Available data.
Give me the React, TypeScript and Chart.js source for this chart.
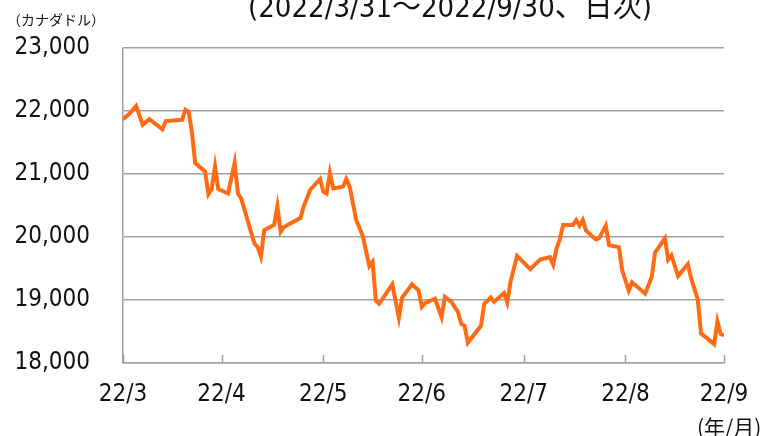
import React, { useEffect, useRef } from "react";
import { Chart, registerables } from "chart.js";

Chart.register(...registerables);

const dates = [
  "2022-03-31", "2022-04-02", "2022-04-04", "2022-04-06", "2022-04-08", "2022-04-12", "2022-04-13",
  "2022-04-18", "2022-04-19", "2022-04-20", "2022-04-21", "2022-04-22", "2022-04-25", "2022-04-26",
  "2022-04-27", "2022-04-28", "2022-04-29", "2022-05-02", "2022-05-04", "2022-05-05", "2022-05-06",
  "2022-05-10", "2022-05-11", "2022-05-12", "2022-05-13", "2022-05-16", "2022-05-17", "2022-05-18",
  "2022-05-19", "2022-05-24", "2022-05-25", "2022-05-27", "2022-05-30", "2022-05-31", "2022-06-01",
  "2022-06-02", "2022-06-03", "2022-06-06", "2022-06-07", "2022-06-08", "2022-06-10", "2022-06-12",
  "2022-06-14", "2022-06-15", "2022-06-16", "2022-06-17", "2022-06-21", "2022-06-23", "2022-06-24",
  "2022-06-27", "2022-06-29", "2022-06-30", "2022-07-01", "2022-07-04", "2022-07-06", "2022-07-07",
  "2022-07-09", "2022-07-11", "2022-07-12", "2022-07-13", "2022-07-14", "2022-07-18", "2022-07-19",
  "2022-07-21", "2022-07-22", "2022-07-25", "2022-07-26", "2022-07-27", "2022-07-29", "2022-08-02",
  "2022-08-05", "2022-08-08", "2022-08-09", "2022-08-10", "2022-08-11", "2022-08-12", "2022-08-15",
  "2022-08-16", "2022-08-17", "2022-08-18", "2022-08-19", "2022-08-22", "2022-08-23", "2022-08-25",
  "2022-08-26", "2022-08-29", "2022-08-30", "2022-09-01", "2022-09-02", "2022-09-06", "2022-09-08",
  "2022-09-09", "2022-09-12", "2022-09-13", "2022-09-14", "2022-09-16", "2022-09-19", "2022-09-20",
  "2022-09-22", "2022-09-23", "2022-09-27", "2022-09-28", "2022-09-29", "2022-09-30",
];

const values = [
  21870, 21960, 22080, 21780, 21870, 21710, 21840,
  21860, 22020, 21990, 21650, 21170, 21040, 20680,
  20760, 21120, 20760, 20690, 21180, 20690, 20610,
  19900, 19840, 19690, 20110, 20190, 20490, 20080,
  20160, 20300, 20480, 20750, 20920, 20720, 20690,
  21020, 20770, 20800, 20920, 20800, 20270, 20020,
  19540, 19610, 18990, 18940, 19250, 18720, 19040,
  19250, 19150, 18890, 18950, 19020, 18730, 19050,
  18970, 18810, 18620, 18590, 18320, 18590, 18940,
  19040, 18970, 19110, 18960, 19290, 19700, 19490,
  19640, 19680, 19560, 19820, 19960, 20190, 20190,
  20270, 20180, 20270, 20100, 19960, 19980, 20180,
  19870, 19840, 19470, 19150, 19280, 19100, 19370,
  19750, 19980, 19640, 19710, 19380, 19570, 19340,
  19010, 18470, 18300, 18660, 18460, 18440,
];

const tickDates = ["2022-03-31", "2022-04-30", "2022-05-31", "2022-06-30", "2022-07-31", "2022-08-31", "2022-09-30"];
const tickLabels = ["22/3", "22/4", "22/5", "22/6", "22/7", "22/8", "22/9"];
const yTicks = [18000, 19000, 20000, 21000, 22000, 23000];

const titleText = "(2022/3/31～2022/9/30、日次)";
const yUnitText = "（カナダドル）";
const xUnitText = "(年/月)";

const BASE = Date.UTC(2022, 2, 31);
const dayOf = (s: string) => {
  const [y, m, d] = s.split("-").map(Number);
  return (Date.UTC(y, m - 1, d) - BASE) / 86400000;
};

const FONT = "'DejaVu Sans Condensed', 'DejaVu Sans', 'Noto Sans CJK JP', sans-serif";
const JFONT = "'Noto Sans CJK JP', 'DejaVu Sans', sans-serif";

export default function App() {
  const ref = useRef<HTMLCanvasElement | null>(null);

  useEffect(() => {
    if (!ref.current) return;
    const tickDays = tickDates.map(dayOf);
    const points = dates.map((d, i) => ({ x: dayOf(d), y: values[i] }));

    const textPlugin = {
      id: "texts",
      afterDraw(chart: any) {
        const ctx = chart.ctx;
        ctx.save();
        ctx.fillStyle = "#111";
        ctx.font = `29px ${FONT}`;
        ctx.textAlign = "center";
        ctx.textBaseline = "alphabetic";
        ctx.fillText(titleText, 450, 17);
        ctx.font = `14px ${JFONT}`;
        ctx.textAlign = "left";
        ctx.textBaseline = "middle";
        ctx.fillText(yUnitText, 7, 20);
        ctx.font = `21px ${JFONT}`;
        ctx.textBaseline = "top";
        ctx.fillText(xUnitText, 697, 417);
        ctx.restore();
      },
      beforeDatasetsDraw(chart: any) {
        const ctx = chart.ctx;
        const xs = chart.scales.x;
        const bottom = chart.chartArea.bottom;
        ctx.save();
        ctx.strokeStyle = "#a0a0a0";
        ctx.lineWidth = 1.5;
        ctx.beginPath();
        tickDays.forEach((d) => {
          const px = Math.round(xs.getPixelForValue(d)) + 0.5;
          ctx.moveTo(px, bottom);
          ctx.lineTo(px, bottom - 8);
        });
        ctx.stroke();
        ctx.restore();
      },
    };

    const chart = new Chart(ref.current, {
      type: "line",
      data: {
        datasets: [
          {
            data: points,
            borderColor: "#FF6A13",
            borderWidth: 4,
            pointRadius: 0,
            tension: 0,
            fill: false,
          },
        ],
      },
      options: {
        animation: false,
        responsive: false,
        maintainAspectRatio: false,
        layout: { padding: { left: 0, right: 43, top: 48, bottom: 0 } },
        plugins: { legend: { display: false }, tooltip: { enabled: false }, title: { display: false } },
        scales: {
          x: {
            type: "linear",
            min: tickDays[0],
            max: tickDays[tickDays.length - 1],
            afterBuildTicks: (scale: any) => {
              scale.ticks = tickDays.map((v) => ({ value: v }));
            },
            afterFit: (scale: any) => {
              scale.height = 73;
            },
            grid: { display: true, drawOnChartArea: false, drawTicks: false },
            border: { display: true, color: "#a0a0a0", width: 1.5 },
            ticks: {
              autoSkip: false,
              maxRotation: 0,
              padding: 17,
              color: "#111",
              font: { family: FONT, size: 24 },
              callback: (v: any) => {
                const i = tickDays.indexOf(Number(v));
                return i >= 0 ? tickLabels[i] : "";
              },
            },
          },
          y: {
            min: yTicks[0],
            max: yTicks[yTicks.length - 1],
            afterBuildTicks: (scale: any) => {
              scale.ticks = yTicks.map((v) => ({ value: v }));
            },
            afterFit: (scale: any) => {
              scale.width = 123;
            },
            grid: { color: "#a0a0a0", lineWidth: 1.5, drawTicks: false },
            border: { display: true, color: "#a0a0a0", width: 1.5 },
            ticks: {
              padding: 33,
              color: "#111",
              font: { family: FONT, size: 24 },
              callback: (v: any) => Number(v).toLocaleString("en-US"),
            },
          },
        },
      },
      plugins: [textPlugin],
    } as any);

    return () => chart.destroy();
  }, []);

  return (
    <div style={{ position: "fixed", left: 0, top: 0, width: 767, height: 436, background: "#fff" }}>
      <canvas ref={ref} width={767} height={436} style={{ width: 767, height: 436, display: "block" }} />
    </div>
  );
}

Prompt. Without the pictures, transcribe the listing above exactly.

Worked solution.
Give me the React, TypeScript and Chart.js source for this chart.
import React, { useEffect, useRef } from "react";
import { Chart, registerables } from "chart.js";

Chart.register(...registerables);

const dates = [
  "2022-03-31", "2022-04-02", "2022-04-04", "2022-04-06", "2022-04-08", "2022-04-12", "2022-04-13",
  "2022-04-18", "2022-04-19", "2022-04-20", "2022-04-21", "2022-04-22", "2022-04-25", "2022-04-26",
  "2022-04-27", "2022-04-28", "2022-04-29", "2022-05-02", "2022-05-04", "2022-05-05", "2022-05-06",
  "2022-05-10", "2022-05-11", "2022-05-12", "2022-05-13", "2022-05-16", "2022-05-17", "2022-05-18",
  "2022-05-19", "2022-05-24", "2022-05-25", "2022-05-27", "2022-05-30", "2022-05-31", "2022-06-01",
  "2022-06-02", "2022-06-03", "2022-06-06", "2022-06-07", "2022-06-08", "2022-06-10", "2022-06-12",
  "2022-06-14", "2022-06-15", "2022-06-16", "2022-06-17", "2022-06-21", "2022-06-23", "2022-06-24",
  "2022-06-27", "2022-06-29", "2022-06-30", "2022-07-01", "2022-07-04", "2022-07-06", "2022-07-07",
  "2022-07-09", "2022-07-11", "2022-07-12", "2022-07-13", "2022-07-14", "2022-07-18", "2022-07-19",
  "2022-07-21", "2022-07-22", "2022-07-25", "2022-07-26", "2022-07-27", "2022-07-29", "2022-08-02",
  "2022-08-05", "2022-08-08", "2022-08-09", "2022-08-10", "2022-08-11", "2022-08-12", "2022-08-15",
  "2022-08-16", "2022-08-17", "2022-08-18", "2022-08-19", "2022-08-22", "2022-08-23", "2022-08-25",
  "2022-08-26", "2022-08-29", "2022-08-30", "2022-09-01", "2022-09-02", "2022-09-06", "2022-09-08",
  "2022-09-09", "2022-09-12", "2022-09-13", "2022-09-14", "2022-09-16", "2022-09-19", "2022-09-20",
  "2022-09-22", "2022-09-23", "2022-09-27", "2022-09-28", "2022-09-29", "2022-09-30",
];

const values = [
  21870, 21960, 22080, 21780, 21870, 21710, 21840,
  21860, 22020, 21990, 21650, 21170, 21040, 20680,
  20760, 21120, 20760, 20690, 21180, 20690, 20610,
  19900, 19840, 19690, 20110, 20190, 20490, 20080,
  20160, 20300, 20480, 20750, 20920, 20720, 20690,
  21020, 20770, 20800, 20920, 20800, 20270, 20020,
  19540, 19610, 18990, 18940, 19250, 18720, 19040,
  19250, 19150, 18890, 18950, 19020, 18730, 19050,
  18970, 18810, 18620, 18590, 18320, 18590, 18940,
  19040, 18970, 19110, 18960, 19290, 19700, 19490,
  19640, 19680, 19560, 19820, 19960, 20190, 20190,
  20270, 20180, 20270, 20100, 19960, 19980, 20180,
  19870, 19840, 19470, 19150, 19280, 19100, 19370,
  19750, 19980, 19640, 19710, 19380, 19570, 19340,
  19010, 18470, 18300, 18660, 18460, 18440,
];

const tickDates = ["2022-03-31", "2022-04-30", "2022-05-31", "2022-06-30", "2022-07-31", "2022-08-31", "2022-09-30"];
const tickLabels = ["22/3", "22/4", "22/5", "22/6", "22/7", "22/8", "22/9"];
const yTicks = [18000, 19000, 20000, 21000, 22000, 23000];

const titleText = "(2022/3/31～2022/9/30、日次)";
const yUnitText = "（カナダドル）";
const xUnitText = "(年/月)";

const BASE = Date.UTC(2022, 2, 31);
const dayOf = (s: string) => {
  const [y, m, d] = s.split("-").map(Number);
  return (Date.UTC(y, m - 1, d) - BASE) / 86400000;
};

const FONT = "'DejaVu Sans Condensed', 'DejaVu Sans', 'Noto Sans CJK JP', sans-serif";
const JFONT = "'Noto Sans CJK JP', 'DejaVu Sans', sans-serif";

export default function App() {
  const ref = useRef<HTMLCanvasElement | null>(null);

  useEffect(() => {
    if (!ref.current) return;
    const tickDays = tickDates.map(dayOf);
    const points = dates.map((d, i) => ({ x: dayOf(d), y: values[i] }));

    const textPlugin = {
      id: "texts",
      afterDraw(chart: any) {
        const ctx = chart.ctx;
        ctx.save();
        ctx.fillStyle = "#111";
        ctx.font = `29px ${FONT}`;
        ctx.textAlign = "center";
        ctx.textBaseline = "alphabetic";
        ctx.fillText(titleText, 450, 17);
        ctx.font = `14px ${JFONT}`;
        ctx.textAlign = "left";
        ctx.textBaseline = "middle";
        ctx.fillText(yUnitText, 7, 20);
        ctx.font = `21px ${JFONT}`;
        ctx.textBaseline = "top";
        ctx.fillText(xUnitText, 697, 417);
        ctx.restore();
      },
      beforeDatasetsDraw(chart: any) {
        const ctx = chart.ctx;
        const xs = chart.scales.x;
        const bottom = chart.chartArea.bottom;
        ctx.save();
        ctx.strokeStyle = "#a0a0a0";
        ctx.lineWidth = 1.5;
        ctx.beginPath();
        tickDays.forEach((d) => {
          const px = Math.round(xs.getPixelForValue(d)) + 0.5;
          ctx.moveTo(px, bottom);
          ctx.lineTo(px, bottom - 8);
        });
        ctx.stroke();
        ctx.restore();
      },
    };

    const chart = new Chart(ref.current, {
      type: "line",
      data: {
        datasets: [
          {
            data: points,
            borderColor: "#FF6A13",
            borderWidth: 4,
            pointRadius: 0,
            tension: 0,
            fill: false,
          },
        ],
      },
      options: {
        animation: false,
        responsive: false,
        maintainAspectRatio: false,
        layout: { padding: { left: 0, right: 43, top: 48, bottom: 0 } },
        plugins: { legend: { display: false }, tooltip: { enabled: false }, title: { display: false } },
        scales: {
          x: {
            type: "linear",
            min: tickDays[0],
            max: tickDays[tickDays.length - 1],
            afterBuildTicks: (scale: any) => {
              scale.ticks = tickDays.map((v) => ({ value: v }));
            },
            afterFit: (scale: any) => {
              scale.height = 73;
            },
            grid: { display: true, drawOnChartArea: false, drawTicks: false },
            border: { display: true, color: "#a0a0a0", width: 1.5 },
            ticks: {
              autoSkip: false,
              maxRotation: 0,
              padding: 17,
              color: "#111",
              font: { family: FONT, size: 24 },
              callback: (v: any) => {
                const i = tickDays.indexOf(Number(v));
                return i >= 0 ? tickLabels[i] : "";
              },
            },
          },
          y: {
            min: yTicks[0],
            max: yTicks[yTicks.length - 1],
            afterBuildTicks: (scale: any) => {
              scale.ticks = yTicks.map((v) => ({ value: v }));
            },
            afterFit: (scale: any) => {
              scale.width = 123;
            },
            grid: { color: "#a0a0a0", lineWidth: 1.5, drawTicks: false },
            border: { display: true, color: "#a0a0a0", width: 1.5 },
            ticks: {
              padding: 33,
              color: "#111",
              font: { family: FONT, size: 24 },
              callback: (v: any) => Number(v).toLocaleString("en-US"),
            },
          },
        },
      },
      plugins: [textPlugin],
    } as any);

    return () => chart.destroy();
  }, []);

  return (
    <div style={{ position: "fixed", left: 0, top: 0, width: 767, height: 436, background: "#fff" }}>
      <canvas ref={ref} width={767} height={436} style={{ width: 767, height: 436, display: "block" }} />
    </div>
  );
}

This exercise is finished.